Part two of a two-part series on the faculty gender gap
Women make up about a quarter of full-time faculty at the University of Chicago, leaving many women in departments with few or no other female colleagues.
“If you’re the only woman [on a faculty], this is not a good place to be,” said Linda Zerilli, director of the Center for Gender Studies. “There’s always that feeling that you’re the woman up there speaking, and that you represent all women, so you’d better say something smart.”
Designed to help eliminate obstacles to recruiting and retaining female faculty, the Women’s Leadership Council (WLC) is trying to make the University of Chicago “the destination for women in academic careers,” WLC member and Associate Dean of the department of medicine Halina Brukner said.
The WLC now holds semiannual luncheons in an effort to help female faculty find support from women across academic disciplines. They are the group’s latest efforts to make the University more welcoming and supportive to women at an institution where women are largely underrepresented. In every department save one—Slavic Languages and Literature—women account for less than one-third of faculty.
The University’s gender gap is comparable to that of peer institutions, but Zerilli said that’s a poor measure. “We’re always comparing ourselves to Princeton and Harvard, and saying ‘We’re not worse,’” she said. “Yes, but what’s the standard?”
Associate Provost for Program Development Mary Harvey established the 12-member WLC in June 2008 at the request of Provost Thomas Rosenbaum. WLC member and Professor of medicine Suzanne Conzen said the group is still gathering data on “what seems to be any obstacles for retaining and attracting women to the U of C.”
The council’s first major campaign—to add an on-campus daycare center—is underway. “There was one thing that didn’t need any data and that was child care, so that was one thing we did tackle,” Conzen said. Junior faculty often find problems trying to balance their careers while starting families.
The planning committee met yesterday to sort through corporate applications for building, designing, and running the childcare center, set to be completed in 2012. While the plans for the daycare center are in the works, members point to increased networking opportunities as the council’s biggest development.
The WLC was “struck by limited ability for faculty to meet other faculty among other divisions,” in its initial stages, according to committee member Lenore Grenoble, associate chair of the department of Slavic languages and literatures.
This spring, the council brought together female faculty from across the University for a luncheon to hear their concerns and to encourage a community across divisions. The council found that the camaraderie established in this gathering was as important as hearing concerns from the women. The WLC, composed of faculty members from each of the major academic divisions, is looking to create other avenues of support and to help departments find ways to recruit and retain female faculty.
The council is looking to educate hiring committees about methods to attract and retain the best female faculty. But its scope is limited to campus-wide education initiatives because search committees are closed within each department. Hiring, Mason said, is a “more tricky problem because search committees are very local matters and our ability to get involved is very limited, so we focus on things University-wide.”

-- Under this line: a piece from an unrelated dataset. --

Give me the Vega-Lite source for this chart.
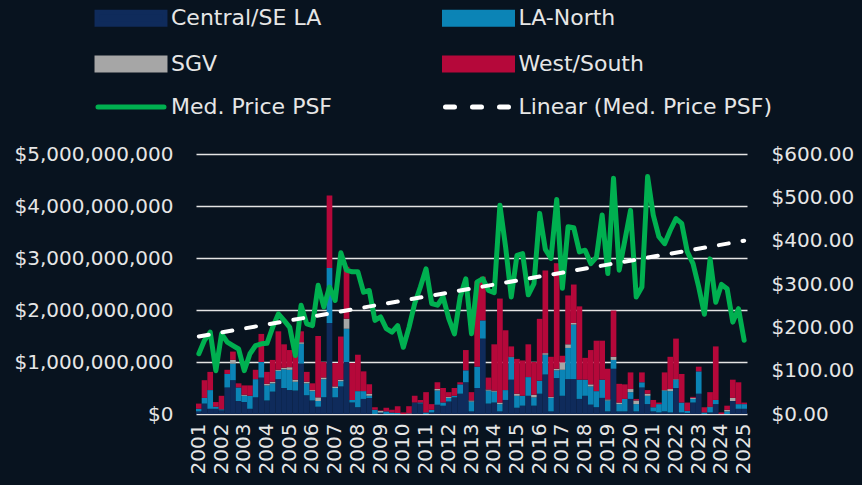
{
  "$schema": "https://vega.github.io/schema/vega-lite/v6.json",
  "width": 551,
  "height": 260,
  "autosize": {"type": "none"},
  "padding": {"left": 196, "top": 154, "right": 115, "bottom": 71},
  "background": "#08131f",
  "config": {"view": {"stroke": null}, "font": "DejaVu Sans"},
  "data": {"values": [
    {"q":"2001-1","Central/SE LA":50,"LA-North":50,"SGV":0,"West/South":100,"p":139},
    {"q":"2001-2","Central/SE LA":200,"LA-North":110,"SGV":0,"West/South":340,"p":170},
    {"q":"2001-3","Central/SE LA":100,"LA-North":360,"SGV":0,"West/South":350,"p":189},
    {"q":"2001-4","Central/SE LA":100,"LA-North":40,"SGV":0,"West/South":90,"p":100},
    {"q":"2002-1","Central/SE LA":70,"LA-North":20,"SGV":0,"West/South":260,"p":185},
    {"q":"2002-2","Central/SE LA":510,"LA-North":260,"SGV":0,"West/South":80,"p":166},
    {"q":"2002-3","Central/SE LA":650,"LA-North":320,"SGV":70,"West/South":160,"p":158},
    {"q":"2002-4","Central/SE LA":250,"LA-North":260,"SGV":0,"West/South":80,"p":150},
    {"q":"2003-1","Central/SE LA":230,"LA-North":120,"SGV":20,"West/South":180,"p":100},
    {"q":"2003-2","Central/SE LA":100,"LA-North":250,"SGV":0,"West/South":200,"p":139},
    {"q":"2003-3","Central/SE LA":320,"LA-North":350,"SGV":0,"West/South":180,"p":158},
    {"q":"2003-4","Central/SE LA":700,"LA-North":300,"SGV":0,"West/South":540,"p":162},
    {"q":"2004-1","Central/SE LA":260,"LA-North":290,"SGV":30,"West/South":230,"p":163},
    {"q":"2004-2","Central/SE LA":430,"LA-North":160,"SGV":30,"West/South":420,"p":200},
    {"q":"2004-3","Central/SE LA":670,"LA-North":160,"SGV":20,"West/South":740,"p":231},
    {"q":"2004-4","Central/SE LA":500,"LA-North":360,"SGV":30,"West/South":450,"p":216},
    {"q":"2005-1","Central/SE LA":460,"LA-North":390,"SGV":50,"West/South":330,"p":200},
    {"q":"2005-2","Central/SE LA":450,"LA-North":170,"SGV":40,"West/South":470,"p":135},
    {"q":"2005-3","Central/SE LA":970,"LA-North":380,"SGV":30,"West/South":210,"p":251},
    {"q":"2005-4","Central/SE LA":360,"LA-North":230,"SGV":30,"West/South":190,"p":208},
    {"q":"2006-1","Central/SE LA":260,"LA-North":180,"SGV":20,"West/South":130,"p":204},
    {"q":"2006-2","Central/SE LA":140,"LA-North":110,"SGV":70,"West/South":1180,"p":297},
    {"q":"2006-3","Central/SE LA":320,"LA-North":350,"SGV":30,"West/South":300,"p":247},
    {"q":"2006-4","Central/SE LA":1750,"LA-North":1060,"SGV":0,"West/South":1390,"p":293},
    {"q":"2007-1","Central/SE LA":320,"LA-North":180,"SGV":30,"West/South":450,"p":262},
    {"q":"2007-2","Central/SE LA":530,"LA-North":100,"SGV":30,"West/South":830,"p":372},
    {"q":"2007-3","Central/SE LA":1000,"LA-North":640,"SGV":190,"West/South":1000,"p":332},
    {"q":"2007-4","Central/SE LA":220,"LA-North":50,"SGV":0,"West/South":710,"p":328},
    {"q":"2008-1","Central/SE LA":130,"LA-North":310,"SGV":0,"West/South":700,"p":328},
    {"q":"2008-2","Central/SE LA":290,"LA-North":150,"SGV":0,"West/South":380,"p":281},
    {"q":"2008-3","Central/SE LA":310,"LA-North":40,"SGV":40,"West/South":180,"p":285},
    {"q":"2008-4","Central/SE LA":0,"LA-North":80,"SGV":0,"West/South":50,"p":216},
    {"q":"2009-1","Central/SE LA":20,"LA-North":10,"SGV":30,"West/South":10,"p":224},
    {"q":"2009-2","Central/SE LA":0,"LA-North":50,"SGV":0,"West/South":70,"p":197},
    {"q":"2009-3","Central/SE LA":0,"LA-North":30,"SGV":0,"West/South":50,"p":189},
    {"q":"2009-4","Central/SE LA":0,"LA-North":20,"SGV":0,"West/South":130,"p":204},
    {"q":"2010-1","Central/SE LA":0,"LA-North":0,"SGV":0,"West/South":30,"p":154},
    {"q":"2010-2","Central/SE LA":0,"LA-North":10,"SGV":0,"West/South":140,"p":200},
    {"q":"2010-3","Central/SE LA":220,"LA-North":0,"SGV":0,"West/South":130,"p":255},
    {"q":"2010-4","Central/SE LA":200,"LA-North":20,"SGV":0,"West/South":50,"p":293},
    {"q":"2011-1","Central/SE LA":0,"LA-North":30,"SGV":0,"West/South":390,"p":335},
    {"q":"2011-2","Central/SE LA":30,"LA-North":50,"SGV":0,"West/South":110,"p":255},
    {"q":"2011-3","Central/SE LA":180,"LA-North":270,"SGV":30,"West/South":130,"p":251},
    {"q":"2011-4","Central/SE LA":160,"LA-North":60,"SGV":0,"West/South":280,"p":270},
    {"q":"2012-1","Central/SE LA":240,"LA-North":70,"SGV":20,"West/South":90,"p":220},
    {"q":"2012-2","Central/SE LA":320,"LA-North":30,"SGV":0,"West/South":150,"p":185},
    {"q":"2012-3","Central/SE LA":390,"LA-North":180,"SGV":0,"West/South":40,"p":270},
    {"q":"2012-4","Central/SE LA":610,"LA-North":230,"SGV":0,"West/South":390,"p":312},
    {"q":"2013-1","Central/SE LA":50,"LA-North":190,"SGV":20,"West/South":160,"p":185},
    {"q":"2013-2","Central/SE LA":500,"LA-North":410,"SGV":0,"West/South":1640,"p":305},
    {"q":"2013-3","Central/SE LA":1450,"LA-North":350,"SGV":0,"West/South":840,"p":312},
    {"q":"2013-4","Central/SE LA":200,"LA-North":250,"SGV":20,"West/South":230,"p":285},
    {"q":"2014-1","Central/SE LA":220,"LA-North":210,"SGV":20,"West/South":890,"p":280},
    {"q":"2014-2","Central/SE LA":50,"LA-North":140,"SGV":30,"West/South":2000,"p":482},
    {"q":"2014-3","Central/SE LA":270,"LA-North":190,"SGV":0,"West/South":1150,"p":386},
    {"q":"2014-4","Central/SE LA":660,"LA-North":430,"SGV":10,"West/South":200,"p":270},
    {"q":"2015-1","Central/SE LA":120,"LA-North":230,"SGV":40,"West/South":670,"p":366},
    {"q":"2015-2","Central/SE LA":160,"LA-North":190,"SGV":0,"West/South":680,"p":370},
    {"q":"2015-3","Central/SE LA":350,"LA-North":360,"SGV":0,"West/South":630,"p":275},
    {"q":"2015-4","Central/SE LA":160,"LA-North":160,"SGV":50,"West/South":630,"p":301},
    {"q":"2016-1","Central/SE LA":390,"LA-North":250,"SGV":0,"West/South":1190,"p":463},
    {"q":"2016-2","Central/SE LA":760,"LA-North":380,"SGV":30,"West/South":1590,"p":380},
    {"q":"2016-3","Central/SE LA":50,"LA-North":260,"SGV":20,"West/South":770,"p":359},
    {"q":"2016-4","Central/SE LA":690,"LA-North":150,"SGV":30,"West/South":2030,"p":495},
    {"q":"2017-1","Central/SE LA":350,"LA-North":500,"SGV":140,"West/South":130,"p":290},
    {"q":"2017-2","Central/SE LA":670,"LA-North":600,"SGV":70,"West/South":940,"p":432},
    {"q":"2017-3","Central/SE LA":670,"LA-North":1050,"SGV":30,"West/South":740,"p":430},
    {"q":"2017-4","Central/SE LA":290,"LA-North":370,"SGV":0,"West/South":1410,"p":374},
    {"q":"2018-1","Central/SE LA":350,"LA-North":310,"SGV":0,"West/South":420,"p":378},
    {"q":"2018-2","Central/SE LA":180,"LA-North":350,"SGV":40,"West/South":660,"p":347},
    {"q":"2018-3","Central/SE LA":130,"LA-North":310,"SGV":0,"West/South":970,"p":362},
    {"q":"2018-4","Central/SE LA":310,"LA-North":350,"SGV":0,"West/South":750,"p":459},
    {"q":"2019-1","Central/SE LA":50,"LA-North":210,"SGV":20,"West/South":590,"p":324},
    {"q":"2019-2","Central/SE LA":870,"LA-North":170,"SGV":60,"West/South":890,"p":544},
    {"q":"2019-3","Central/SE LA":50,"LA-North":140,"SGV":30,"West/South":360,"p":332},
    {"q":"2019-4","Central/SE LA":50,"LA-North":240,"SGV":0,"West/South":280,"p":401},
    {"q":"2020-1","Central/SE LA":290,"LA-North":130,"SGV":60,"West/South":320,"p":470},
    {"q":"2020-2","Central/SE LA":50,"LA-North":140,"SGV":70,"West/South":30,"p":270},
    {"q":"2020-3","Central/SE LA":510,"LA-North":100,"SGV":0,"West/South":190,"p":293},
    {"q":"2020-4","Central/SE LA":190,"LA-North":160,"SGV":40,"West/South":70,"p":548},
    {"q":"2021-1","Central/SE LA":50,"LA-North":80,"SGV":0,"West/South":140,"p":459},
    {"q":"2021-2","Central/SE LA":30,"LA-North":160,"SGV":0,"West/South":30,"p":409},
    {"q":"2021-3","Central/SE LA":50,"LA-North":400,"SGV":10,"West/South":340,"p":393},
    {"q":"2021-4","Central/SE LA":30,"LA-North":410,"SGV":40,"West/South":620,"p":424},
    {"q":"2022-1","Central/SE LA":500,"LA-North":160,"SGV":10,"West/South":780,"p":451},
    {"q":"2022-2","Central/SE LA":30,"LA-North":190,"SGV":0,"West/South":550,"p":440},
    {"q":"2022-3","Central/SE LA":20,"LA-North":40,"SGV":0,"West/South":160,"p":374},
    {"q":"2022-4","Central/SE LA":220,"LA-North":70,"SGV":20,"West/South":20,"p":347},
    {"q":"2023-1","Central/SE LA":390,"LA-North":430,"SGV":0,"West/South":90,"p":293},
    {"q":"2023-2","Central/SE LA":0,"LA-North":30,"SGV":0,"West/South":100,"p":230},
    {"q":"2023-3","Central/SE LA":30,"LA-North":100,"SGV":10,"West/South":280,"p":358},
    {"q":"2023-4","Central/SE LA":190,"LA-North":80,"SGV":0,"West/South":1030,"p":258},
    {"q":"2024-1","Central/SE LA":0,"LA-North":0,"SGV":0,"West/South":30,"p":299},
    {"q":"2024-2","Central/SE LA":0,"LA-North":50,"SGV":30,"West/South":80,"p":289},
    {"q":"2024-3","Central/SE LA":250,"LA-North":0,"SGV":60,"West/South":350,"p":212},
    {"q":"2024-4","Central/SE LA":100,"LA-North":90,"SGV":0,"West/South":420,"p":243},
    {"q":"2025-1","Central/SE LA":100,"LA-North":90,"SGV":0,"West/South":30,"p":170}
  ]},
  "resolve": {"scale": {"y": "independent"}},
  "layer": [
    {
      "transform": [{"fold": ["Central/SE LA", "LA-North", "SGV", "West/South"], "as": ["region", "value"]}],
      "mark": {"type": "bar"},
      "encoding": {
        "x": {
          "field": "q", "type": "ordinal",
          "scale": {"paddingInner": 0, "paddingOuter": 0},
          "axis": {
            "title": null, "labelAngle": -90, "labelOverlap": false, "labelBound": false,
            "labelExpr": "slice(datum.value, 5) == '1' ? slice(datum.value, 0, 4) : ''",
            "ticks": false, "domain": false, "grid": false,
            "labelPadding": 9, "labelFontSize": 20, "labelColor": "#e6e6e6", "labelFont": "DejaVu Sans"
          }
        },
        "y": {
          "field": "value", "type": "quantitative",
          "scale": {"domain": [0, 5000], "nice": false},
          "axis": {
            "title": null, "values": [0, 1000, 2000, 3000, 4000, 5000],
            "labelExpr": "'$' + format(datum.value * 1000000, ',')",
            "grid": true, "gridColor": "#e4e4e4", "gridWidth": 1.6,
            "domain": false, "ticks": false, "labelPadding": 23,
            "labelFontSize": 20, "labelColor": "#e6e6e6", "labelFont": "DejaVu Sans"
          }
        },
        "order": {"field": "region", "sort": "ascending"},
        "color": {
          "field": "region", "type": "nominal",
          "scale": {
            "domain": ["Central/SE LA", "LA-North", "SGV", "West/South", "Med. Price PSF", "Linear (Med. Price PSF)"],
            "range": ["#0f2b5b", "#0b84b6", "#a6a6a6", "#b5083a", "#00b050", "#ffffff"]
          },
          "legend": {
            "orient": "none", "legendX": -78.5, "legendY": -149.5, "columns": 2, "direction": "horizontal",
            "columnPadding": 101.5, "rowPadding": 13, "padding": 0,
            "title": null, "labelFont": "DejaVu Sans", "labelFontSize": 22, "labelColor": "#e6e6e6",
            "labelLimit": 400, "labelOffset": 26.5,
            "symbolSize": 484, "symbolStrokeWidth": 5,
            "symbolType": "M-3.09,-0.545L3.09,-0.545L3.09,0.545L-3.09,0.545Z",
            "encode": {
              "symbols": {
                "update": {
                  "shape": {"signal": "datum.value == 'Med. Price PSF' || datum.value == 'Linear (Med. Price PSF)' ? 'M-3.0,0L3.0,0' : 'M-3.09,-0.545L3.09,-0.545L3.09,0.545L-3.09,0.545Z'"},
                  "fill": {"signal": "datum.value == 'Central/SE LA' ? '#0f2b5b' : datum.value == 'LA-North' ? '#0b84b6' : datum.value == 'SGV' ? '#a6a6a6' : datum.value == 'West/South' ? '#b5083a' : 'transparent'"},
                  "stroke": {"signal": "datum.value == 'Med. Price PSF' ? '#00b050' : datum.value == 'Linear (Med. Price PSF)' ? '#ffffff' : 'transparent'"},
                  "strokeDash": {"signal": "datum.value == 'Linear (Med. Price PSF)' ? [9, 18] : [1, 0]"},
                  "strokeCap": {"value": "round"},
                  "opacity": {"value": 1}
                }
              }
            }
          }
        }
      }
    },
    {
      "mark": {"type": "line", "strokeWidth": 5, "strokeJoin": "round", "strokeCap": "round"},
      "encoding": {
        "x": {"field": "q", "type": "ordinal"},
        "y": {
          "field": "p", "type": "quantitative",
          "scale": {"domain": [0, 600], "nice": false},
          "axis": {
            "orient": "right", "title": null, "values": [0, 100, 200, 300, 400, 500, 600],
            "format": "$,.2f", "grid": false, "domain": false, "ticks": false,
            "labelPadding": 24, "labelFontSize": 20, "labelColor": "#e6e6e6", "labelFont": "DejaVu Sans"
          }
        },
        "color": {"datum": "Med. Price PSF"}
      }
    },
    {
      "data": {"values": [{"q": "2001-1", "t": 179}, {"q": "2025-1", "t": 400}]},
      "mark": {"type": "line", "strokeWidth": 4, "strokeDash": [10, 14], "strokeCap": "round"},
      "encoding": {
        "x": {"field": "q", "type": "ordinal"},
        "y": {"field": "t", "type": "quantitative", "scale": {"domain": [0, 600], "nice": false}, "axis": null},
        "color": {"datum": "Linear (Med. Price PSF)"}
      }
    }
  ]
}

While efforts to improve the gender balance among the faculty gradually move forward, the WLC is focusing on strengthening the community of female faculty who are at the University. Without the ability to directly impact hiring, the council hopes improvements like the childcare center and a career office that places faculty partners in University jobs will encourage women to join the U of C faculty.
For the moment, the WLC will continue to hold quarterly luncheons for junior and senior faculty and hold more seminars with outside experts on recruiting and retaining women. Council members said they hope these luncheons will provide an opportunity for women to meet inter-departmentally.
“It has been our experience that it’s enjoyable to get to know colleagues from other disciplines,” WLC member and Professor of neurobiology Peggy Mason said. “It’s fun for us and we actually look forward to our meetings, so we want to give the same experience to other women.”
Luncheons have been separated by junior and senior faculty, but bringing the two together will enhance mentoring opportunities. Zerilli said women mentors are often essential for junior members of an academic division—especially in the physical sciences, where women are most underrepresented.
“This does not mean that men cannot mentor women, of course,” Zerilli said. “But we know from studies that having a female mentor can make a real difference in a woman’s ability to envision a career in science or math for herself.”
Professor of organismal biology and anatomy Victoria Prince said having female mentors in addition to her primary male mentor as an assistant and associate professor was essential for her success. Prince is one of just three women among 23 full-time faculty members in her department. With so few women in many departments “It is generally a problem that women are disproportionally asked to be members of committees,” Prince said. “I was lucky to receive mentorship here as a junior faculty member about when it’s okay to say no and when you should say no,” said Prince.
According to Grenoble, campus culture can discourage women from seeking out mentors. “It seems that there’s a stigma of weakness if you need mentoring,” Grenoble said. “And that’s kind of funny because everyone needs mentoring.”